## SUPPLIED INFORMATION
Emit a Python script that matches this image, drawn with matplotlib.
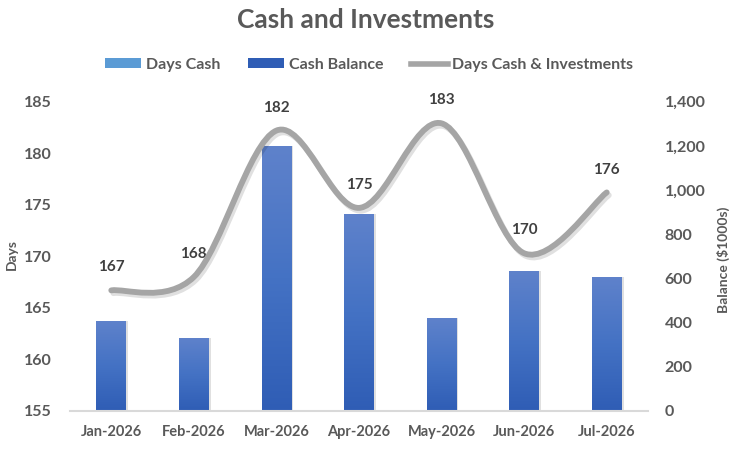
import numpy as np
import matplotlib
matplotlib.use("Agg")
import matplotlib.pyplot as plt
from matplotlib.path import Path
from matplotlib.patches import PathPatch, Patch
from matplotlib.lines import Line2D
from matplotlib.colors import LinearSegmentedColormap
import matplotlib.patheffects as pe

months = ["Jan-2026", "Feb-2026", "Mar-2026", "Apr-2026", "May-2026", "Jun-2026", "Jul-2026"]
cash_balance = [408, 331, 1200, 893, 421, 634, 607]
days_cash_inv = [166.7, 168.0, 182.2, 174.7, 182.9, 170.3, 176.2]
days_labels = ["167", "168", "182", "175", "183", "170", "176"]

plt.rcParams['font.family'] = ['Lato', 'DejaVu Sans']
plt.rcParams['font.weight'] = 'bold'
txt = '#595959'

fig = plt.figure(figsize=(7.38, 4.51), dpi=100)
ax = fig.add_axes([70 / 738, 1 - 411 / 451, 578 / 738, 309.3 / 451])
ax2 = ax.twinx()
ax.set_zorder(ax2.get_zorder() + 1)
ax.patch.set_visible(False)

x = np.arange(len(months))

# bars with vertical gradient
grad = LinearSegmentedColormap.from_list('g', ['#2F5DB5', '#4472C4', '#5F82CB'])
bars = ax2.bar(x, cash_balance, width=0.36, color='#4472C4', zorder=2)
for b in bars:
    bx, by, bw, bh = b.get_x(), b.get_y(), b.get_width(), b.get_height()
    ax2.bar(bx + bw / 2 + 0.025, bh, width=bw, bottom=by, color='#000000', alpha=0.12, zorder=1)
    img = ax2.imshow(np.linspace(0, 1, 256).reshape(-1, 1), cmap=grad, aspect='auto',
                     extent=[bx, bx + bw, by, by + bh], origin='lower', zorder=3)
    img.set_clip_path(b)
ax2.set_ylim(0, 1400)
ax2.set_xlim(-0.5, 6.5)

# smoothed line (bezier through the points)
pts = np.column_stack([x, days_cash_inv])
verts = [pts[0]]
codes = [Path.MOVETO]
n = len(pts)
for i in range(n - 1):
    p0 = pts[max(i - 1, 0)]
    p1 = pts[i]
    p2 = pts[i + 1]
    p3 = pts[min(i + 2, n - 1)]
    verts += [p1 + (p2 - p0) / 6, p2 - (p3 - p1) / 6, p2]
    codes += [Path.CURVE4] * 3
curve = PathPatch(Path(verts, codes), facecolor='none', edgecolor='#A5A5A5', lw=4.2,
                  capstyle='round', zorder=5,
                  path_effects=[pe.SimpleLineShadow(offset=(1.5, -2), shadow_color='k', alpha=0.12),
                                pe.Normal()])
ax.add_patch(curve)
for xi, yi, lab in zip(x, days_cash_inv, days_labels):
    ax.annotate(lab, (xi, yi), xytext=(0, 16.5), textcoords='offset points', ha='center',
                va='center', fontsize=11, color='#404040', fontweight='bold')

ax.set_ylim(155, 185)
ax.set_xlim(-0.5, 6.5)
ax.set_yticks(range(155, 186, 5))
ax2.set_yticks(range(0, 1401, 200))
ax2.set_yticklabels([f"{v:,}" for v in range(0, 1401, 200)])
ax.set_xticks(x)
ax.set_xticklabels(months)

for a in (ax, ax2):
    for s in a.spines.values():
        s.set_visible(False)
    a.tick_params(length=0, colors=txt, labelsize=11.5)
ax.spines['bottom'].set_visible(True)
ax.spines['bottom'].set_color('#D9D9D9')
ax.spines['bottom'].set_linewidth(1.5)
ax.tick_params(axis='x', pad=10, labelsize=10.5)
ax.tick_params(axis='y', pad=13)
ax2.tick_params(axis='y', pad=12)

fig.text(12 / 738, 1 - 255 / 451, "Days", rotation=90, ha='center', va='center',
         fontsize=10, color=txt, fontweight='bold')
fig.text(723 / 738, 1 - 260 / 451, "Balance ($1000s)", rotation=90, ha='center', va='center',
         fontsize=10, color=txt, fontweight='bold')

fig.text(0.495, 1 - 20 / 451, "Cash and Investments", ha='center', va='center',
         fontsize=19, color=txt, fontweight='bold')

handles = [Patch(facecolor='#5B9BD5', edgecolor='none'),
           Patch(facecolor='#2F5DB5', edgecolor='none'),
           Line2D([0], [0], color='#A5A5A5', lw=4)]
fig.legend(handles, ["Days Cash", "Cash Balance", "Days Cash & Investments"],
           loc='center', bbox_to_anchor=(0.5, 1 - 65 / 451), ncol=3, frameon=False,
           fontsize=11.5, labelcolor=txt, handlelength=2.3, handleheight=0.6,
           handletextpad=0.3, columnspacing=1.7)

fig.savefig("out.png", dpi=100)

## INSTRUCTION
Using the material above, gather every line that includes "matplotlib".

## OUTPUT OF THE TASK
Emit a Python script that matches this image, drawn with matplotlib.
import matplotlib
matplotlib.use("Agg")
import matplotlib.pyplot as plt
from matplotlib.path import Path
from matplotlib.patches import PathPatch, Patch
from matplotlib.lines import Line2D
from matplotlib.colors import LinearSegmentedColormap
import matplotlib.patheffects as pe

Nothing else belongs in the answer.